> YOUR GOAL: Find every line in the records below that holds the word "this" and copy it.

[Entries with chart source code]
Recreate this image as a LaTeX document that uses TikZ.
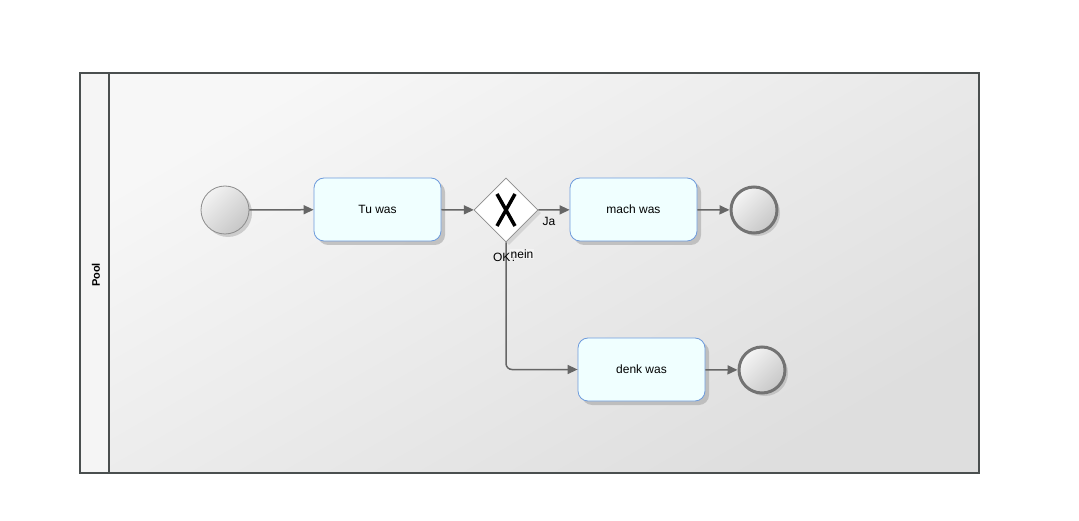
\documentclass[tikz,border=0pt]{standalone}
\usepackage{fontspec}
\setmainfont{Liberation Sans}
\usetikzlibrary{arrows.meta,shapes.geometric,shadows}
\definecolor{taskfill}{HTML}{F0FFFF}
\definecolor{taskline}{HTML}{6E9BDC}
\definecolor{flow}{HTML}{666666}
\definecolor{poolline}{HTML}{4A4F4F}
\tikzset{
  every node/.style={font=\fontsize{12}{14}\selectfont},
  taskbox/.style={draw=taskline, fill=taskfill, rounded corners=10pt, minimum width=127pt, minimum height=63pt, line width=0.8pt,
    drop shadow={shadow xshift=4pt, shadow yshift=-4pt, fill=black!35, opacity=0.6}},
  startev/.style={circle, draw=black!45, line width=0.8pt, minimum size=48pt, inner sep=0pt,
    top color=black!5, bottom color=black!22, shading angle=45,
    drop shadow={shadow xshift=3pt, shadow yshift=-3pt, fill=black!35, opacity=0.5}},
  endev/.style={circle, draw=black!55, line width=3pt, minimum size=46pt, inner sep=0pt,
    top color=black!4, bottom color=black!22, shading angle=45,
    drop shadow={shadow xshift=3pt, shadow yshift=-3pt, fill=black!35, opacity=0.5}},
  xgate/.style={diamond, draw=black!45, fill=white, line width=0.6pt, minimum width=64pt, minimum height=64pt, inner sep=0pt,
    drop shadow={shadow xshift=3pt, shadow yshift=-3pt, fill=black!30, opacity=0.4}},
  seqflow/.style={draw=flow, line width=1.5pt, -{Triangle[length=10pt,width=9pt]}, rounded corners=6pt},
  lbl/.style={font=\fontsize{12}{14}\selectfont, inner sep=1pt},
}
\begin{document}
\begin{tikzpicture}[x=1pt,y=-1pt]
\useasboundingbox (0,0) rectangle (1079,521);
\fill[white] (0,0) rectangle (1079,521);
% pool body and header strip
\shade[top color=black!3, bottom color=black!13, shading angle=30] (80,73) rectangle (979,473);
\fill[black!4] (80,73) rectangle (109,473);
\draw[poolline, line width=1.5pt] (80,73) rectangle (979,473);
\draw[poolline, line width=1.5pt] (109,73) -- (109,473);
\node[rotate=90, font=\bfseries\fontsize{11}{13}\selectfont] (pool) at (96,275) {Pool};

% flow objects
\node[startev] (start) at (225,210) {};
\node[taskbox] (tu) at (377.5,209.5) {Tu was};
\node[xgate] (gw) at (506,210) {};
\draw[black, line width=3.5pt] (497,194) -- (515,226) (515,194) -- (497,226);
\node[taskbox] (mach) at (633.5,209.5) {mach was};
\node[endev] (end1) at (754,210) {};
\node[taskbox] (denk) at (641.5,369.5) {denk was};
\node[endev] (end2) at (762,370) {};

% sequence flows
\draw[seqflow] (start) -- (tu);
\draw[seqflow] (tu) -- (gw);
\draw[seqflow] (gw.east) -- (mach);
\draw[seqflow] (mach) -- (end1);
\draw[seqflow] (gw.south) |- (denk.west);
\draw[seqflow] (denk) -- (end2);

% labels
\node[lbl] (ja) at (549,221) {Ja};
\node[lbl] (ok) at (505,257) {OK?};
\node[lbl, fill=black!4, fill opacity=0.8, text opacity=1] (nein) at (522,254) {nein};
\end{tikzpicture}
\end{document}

==

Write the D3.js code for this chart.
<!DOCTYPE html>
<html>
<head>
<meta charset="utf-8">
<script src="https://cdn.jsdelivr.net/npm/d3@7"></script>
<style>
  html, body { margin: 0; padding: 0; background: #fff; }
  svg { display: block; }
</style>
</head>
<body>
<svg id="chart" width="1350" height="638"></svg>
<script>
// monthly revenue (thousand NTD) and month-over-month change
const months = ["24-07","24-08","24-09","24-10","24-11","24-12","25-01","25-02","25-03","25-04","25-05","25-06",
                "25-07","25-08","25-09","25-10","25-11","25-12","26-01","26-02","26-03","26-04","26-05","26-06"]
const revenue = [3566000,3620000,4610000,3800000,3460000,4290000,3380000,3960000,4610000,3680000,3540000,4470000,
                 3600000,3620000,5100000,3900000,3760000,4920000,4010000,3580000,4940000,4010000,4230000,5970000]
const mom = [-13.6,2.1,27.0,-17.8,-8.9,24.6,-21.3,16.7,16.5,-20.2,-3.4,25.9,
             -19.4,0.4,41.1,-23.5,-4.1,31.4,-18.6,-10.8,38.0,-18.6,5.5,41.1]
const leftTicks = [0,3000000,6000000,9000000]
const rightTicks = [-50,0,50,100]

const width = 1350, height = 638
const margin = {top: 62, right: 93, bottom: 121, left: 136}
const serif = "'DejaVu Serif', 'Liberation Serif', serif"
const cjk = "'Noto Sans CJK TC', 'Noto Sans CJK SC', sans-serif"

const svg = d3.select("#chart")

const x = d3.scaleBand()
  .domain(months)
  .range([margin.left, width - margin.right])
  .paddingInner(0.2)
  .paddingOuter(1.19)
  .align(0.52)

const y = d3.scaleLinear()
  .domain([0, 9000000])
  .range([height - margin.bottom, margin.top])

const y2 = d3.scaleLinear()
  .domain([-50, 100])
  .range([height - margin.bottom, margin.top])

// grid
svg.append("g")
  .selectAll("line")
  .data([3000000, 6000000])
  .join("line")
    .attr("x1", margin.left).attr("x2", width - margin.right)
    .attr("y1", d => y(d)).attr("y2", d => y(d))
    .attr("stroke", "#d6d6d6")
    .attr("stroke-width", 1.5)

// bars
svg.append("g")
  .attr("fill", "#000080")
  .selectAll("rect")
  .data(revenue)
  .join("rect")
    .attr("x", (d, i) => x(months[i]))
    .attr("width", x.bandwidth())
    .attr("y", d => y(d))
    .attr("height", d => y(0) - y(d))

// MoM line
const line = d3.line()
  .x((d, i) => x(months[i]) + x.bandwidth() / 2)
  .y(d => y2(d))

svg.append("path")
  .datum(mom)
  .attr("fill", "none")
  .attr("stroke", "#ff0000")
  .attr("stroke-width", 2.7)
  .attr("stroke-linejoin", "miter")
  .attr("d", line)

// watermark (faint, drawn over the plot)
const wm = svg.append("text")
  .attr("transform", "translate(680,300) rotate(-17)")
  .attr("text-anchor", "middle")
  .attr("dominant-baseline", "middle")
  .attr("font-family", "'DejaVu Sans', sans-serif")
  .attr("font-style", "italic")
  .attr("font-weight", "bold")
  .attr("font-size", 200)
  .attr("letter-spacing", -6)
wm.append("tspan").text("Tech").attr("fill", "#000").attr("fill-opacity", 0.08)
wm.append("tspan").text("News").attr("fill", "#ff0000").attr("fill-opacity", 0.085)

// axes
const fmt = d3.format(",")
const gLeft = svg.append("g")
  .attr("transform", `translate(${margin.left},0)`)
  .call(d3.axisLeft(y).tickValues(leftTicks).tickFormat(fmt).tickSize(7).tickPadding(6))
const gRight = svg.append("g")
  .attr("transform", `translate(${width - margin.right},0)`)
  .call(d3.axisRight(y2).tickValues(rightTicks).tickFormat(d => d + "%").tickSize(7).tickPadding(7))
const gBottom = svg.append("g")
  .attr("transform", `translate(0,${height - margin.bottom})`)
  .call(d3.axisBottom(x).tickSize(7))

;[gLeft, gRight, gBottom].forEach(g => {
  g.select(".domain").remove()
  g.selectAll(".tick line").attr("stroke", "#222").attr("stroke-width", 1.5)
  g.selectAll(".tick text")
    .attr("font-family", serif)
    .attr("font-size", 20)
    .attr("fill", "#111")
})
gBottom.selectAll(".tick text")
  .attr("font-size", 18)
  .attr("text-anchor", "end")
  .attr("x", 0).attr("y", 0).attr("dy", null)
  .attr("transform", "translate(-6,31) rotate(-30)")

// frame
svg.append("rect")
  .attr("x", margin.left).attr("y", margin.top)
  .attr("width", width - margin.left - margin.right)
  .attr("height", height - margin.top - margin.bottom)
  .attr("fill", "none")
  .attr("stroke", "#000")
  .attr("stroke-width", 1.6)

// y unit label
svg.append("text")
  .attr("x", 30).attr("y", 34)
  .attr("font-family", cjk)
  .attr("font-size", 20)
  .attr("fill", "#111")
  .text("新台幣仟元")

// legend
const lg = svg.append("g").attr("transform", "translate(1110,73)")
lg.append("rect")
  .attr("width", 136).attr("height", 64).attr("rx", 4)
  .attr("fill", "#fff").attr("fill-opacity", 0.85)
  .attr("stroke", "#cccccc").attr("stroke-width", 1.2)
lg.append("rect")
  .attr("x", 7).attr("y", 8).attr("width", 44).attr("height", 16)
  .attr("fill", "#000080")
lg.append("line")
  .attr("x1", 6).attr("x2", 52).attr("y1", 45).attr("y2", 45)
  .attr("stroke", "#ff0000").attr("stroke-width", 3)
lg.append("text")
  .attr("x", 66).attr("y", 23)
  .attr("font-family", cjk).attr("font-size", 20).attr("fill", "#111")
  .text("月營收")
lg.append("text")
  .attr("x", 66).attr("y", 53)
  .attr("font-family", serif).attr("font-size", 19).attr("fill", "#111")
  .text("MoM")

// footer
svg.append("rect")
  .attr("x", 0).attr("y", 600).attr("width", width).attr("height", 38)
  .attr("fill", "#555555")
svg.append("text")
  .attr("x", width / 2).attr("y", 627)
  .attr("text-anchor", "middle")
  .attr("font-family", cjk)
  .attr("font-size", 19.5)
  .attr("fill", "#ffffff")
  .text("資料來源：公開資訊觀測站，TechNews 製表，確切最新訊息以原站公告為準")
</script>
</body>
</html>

> COMPLETE OUTPUT:
Recreate this image as a LaTeX document that uses TikZ.
Write the D3.js code for this chart.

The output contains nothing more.